* **Input**:
——————

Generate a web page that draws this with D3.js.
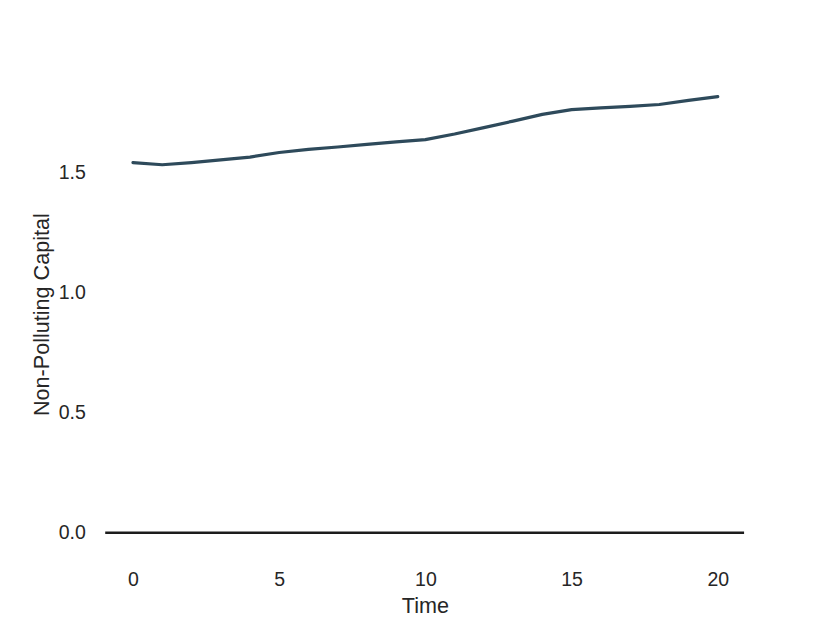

——————

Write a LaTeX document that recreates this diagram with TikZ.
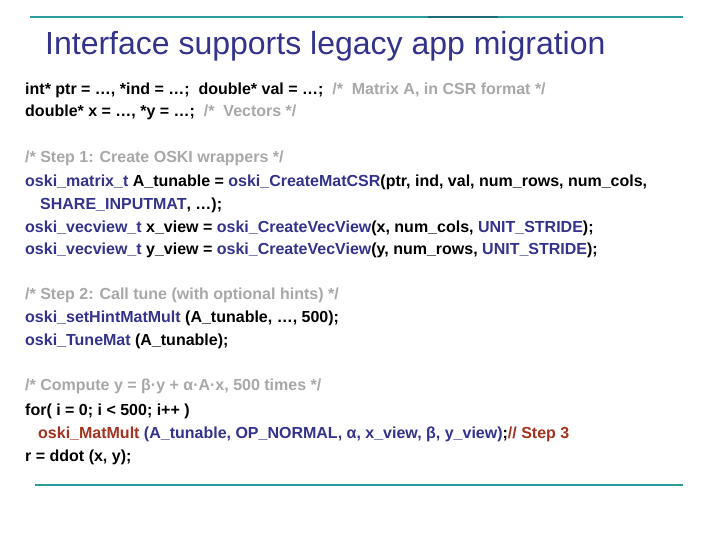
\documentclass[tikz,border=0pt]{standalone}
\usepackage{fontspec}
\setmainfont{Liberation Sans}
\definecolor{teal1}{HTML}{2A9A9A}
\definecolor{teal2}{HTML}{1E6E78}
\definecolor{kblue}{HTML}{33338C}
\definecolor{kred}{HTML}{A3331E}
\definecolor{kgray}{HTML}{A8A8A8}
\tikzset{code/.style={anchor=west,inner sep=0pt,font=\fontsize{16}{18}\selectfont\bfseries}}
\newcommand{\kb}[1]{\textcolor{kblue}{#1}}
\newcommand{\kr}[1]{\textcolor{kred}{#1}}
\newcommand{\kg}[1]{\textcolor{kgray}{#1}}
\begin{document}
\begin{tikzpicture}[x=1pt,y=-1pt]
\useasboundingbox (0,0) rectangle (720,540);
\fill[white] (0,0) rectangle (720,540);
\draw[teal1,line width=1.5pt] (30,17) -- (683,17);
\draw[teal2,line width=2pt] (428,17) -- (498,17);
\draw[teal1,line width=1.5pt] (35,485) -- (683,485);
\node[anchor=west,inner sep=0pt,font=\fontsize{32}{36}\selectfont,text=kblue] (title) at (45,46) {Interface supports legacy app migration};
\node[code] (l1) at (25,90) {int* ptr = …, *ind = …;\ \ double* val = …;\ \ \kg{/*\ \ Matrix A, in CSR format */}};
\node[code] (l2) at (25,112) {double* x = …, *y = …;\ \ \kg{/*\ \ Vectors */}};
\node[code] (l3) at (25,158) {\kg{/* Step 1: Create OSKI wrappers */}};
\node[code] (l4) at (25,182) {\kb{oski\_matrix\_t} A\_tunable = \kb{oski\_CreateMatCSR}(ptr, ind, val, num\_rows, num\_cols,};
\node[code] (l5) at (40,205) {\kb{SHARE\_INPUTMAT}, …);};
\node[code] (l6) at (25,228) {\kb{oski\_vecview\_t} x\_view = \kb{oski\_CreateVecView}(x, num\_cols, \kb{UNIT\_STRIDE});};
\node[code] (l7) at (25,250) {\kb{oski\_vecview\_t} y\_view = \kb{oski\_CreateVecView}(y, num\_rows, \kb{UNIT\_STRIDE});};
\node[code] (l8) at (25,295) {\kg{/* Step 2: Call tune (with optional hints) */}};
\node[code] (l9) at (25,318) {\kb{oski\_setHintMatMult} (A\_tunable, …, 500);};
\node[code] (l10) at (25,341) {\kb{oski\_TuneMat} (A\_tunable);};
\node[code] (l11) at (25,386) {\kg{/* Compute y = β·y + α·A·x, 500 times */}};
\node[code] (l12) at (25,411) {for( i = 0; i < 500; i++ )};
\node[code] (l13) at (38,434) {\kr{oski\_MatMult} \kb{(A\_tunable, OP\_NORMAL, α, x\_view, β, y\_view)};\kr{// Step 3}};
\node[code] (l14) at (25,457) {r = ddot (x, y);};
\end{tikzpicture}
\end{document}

——————

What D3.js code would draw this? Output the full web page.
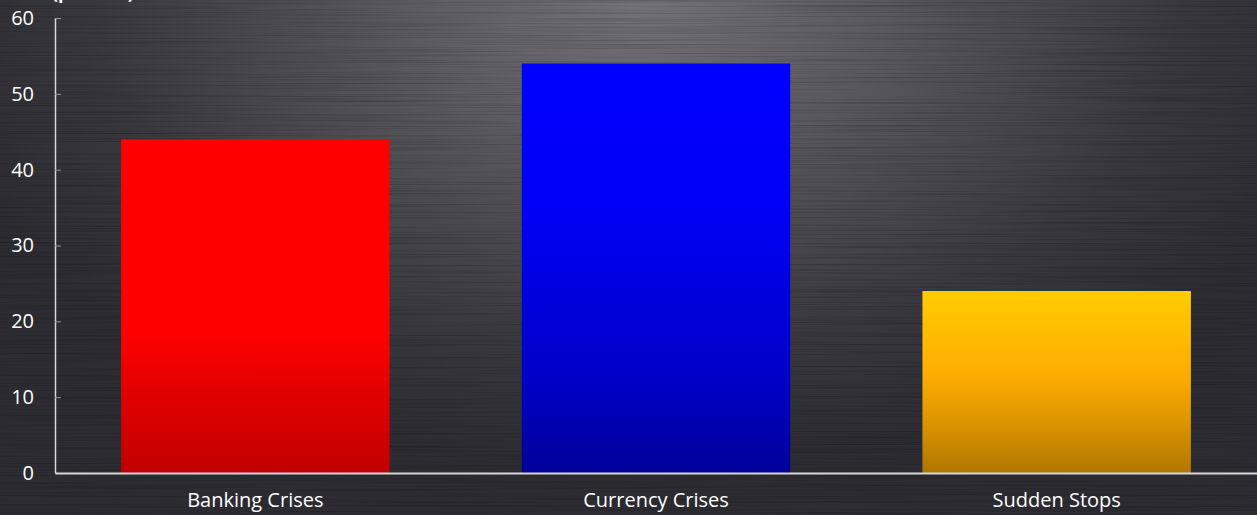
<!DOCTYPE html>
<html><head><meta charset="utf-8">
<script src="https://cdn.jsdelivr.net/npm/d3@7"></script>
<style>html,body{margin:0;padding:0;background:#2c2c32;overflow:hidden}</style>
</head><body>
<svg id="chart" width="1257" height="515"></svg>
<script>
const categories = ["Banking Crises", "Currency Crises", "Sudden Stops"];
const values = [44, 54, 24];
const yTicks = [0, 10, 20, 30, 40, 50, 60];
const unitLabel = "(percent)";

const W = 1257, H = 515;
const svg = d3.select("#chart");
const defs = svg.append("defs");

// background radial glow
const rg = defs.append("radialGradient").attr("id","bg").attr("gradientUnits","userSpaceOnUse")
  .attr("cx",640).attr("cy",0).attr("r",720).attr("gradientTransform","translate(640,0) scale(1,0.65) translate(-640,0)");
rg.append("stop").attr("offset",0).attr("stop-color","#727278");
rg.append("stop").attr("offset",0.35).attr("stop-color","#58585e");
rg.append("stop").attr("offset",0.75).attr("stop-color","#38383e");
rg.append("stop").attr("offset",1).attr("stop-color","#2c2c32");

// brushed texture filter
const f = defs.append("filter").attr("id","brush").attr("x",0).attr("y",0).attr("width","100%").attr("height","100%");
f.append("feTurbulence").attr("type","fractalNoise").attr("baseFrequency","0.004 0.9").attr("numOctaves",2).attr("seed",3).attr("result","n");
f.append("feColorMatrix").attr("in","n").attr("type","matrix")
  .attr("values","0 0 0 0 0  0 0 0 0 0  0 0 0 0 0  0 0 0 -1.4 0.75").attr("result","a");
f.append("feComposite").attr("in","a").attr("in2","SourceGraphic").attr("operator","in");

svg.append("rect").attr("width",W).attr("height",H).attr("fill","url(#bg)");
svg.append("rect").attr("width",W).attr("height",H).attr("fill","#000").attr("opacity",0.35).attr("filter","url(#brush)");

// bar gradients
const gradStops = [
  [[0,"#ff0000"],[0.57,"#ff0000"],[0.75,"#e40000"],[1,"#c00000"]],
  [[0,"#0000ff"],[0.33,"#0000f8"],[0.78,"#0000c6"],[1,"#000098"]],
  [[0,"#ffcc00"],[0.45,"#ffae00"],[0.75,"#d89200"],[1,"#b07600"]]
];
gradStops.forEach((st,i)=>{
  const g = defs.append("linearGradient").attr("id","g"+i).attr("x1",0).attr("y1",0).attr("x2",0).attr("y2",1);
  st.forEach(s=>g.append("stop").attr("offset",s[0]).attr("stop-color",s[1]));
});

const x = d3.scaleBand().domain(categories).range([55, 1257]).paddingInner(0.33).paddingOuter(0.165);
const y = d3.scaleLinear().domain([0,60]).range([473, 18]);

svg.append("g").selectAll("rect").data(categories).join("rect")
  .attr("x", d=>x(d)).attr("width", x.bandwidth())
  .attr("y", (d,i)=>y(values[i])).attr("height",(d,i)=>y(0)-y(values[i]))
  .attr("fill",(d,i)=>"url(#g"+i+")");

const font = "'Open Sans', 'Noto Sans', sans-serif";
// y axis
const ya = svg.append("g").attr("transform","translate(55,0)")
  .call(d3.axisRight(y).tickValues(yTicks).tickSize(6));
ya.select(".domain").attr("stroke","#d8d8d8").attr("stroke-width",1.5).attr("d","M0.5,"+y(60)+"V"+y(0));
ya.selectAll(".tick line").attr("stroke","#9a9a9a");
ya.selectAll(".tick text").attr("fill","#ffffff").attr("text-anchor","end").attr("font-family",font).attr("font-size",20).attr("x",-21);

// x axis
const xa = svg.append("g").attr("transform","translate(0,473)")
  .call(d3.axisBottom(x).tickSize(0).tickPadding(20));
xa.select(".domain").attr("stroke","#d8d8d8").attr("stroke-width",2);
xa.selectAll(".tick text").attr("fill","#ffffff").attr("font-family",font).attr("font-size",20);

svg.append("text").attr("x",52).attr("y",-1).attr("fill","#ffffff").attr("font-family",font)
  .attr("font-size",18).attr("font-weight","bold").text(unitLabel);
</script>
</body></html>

——————

* **Instruction**: Some lines of the data above may hold the word "with"; report how many do, and nothing else.

* **Complete output**: 3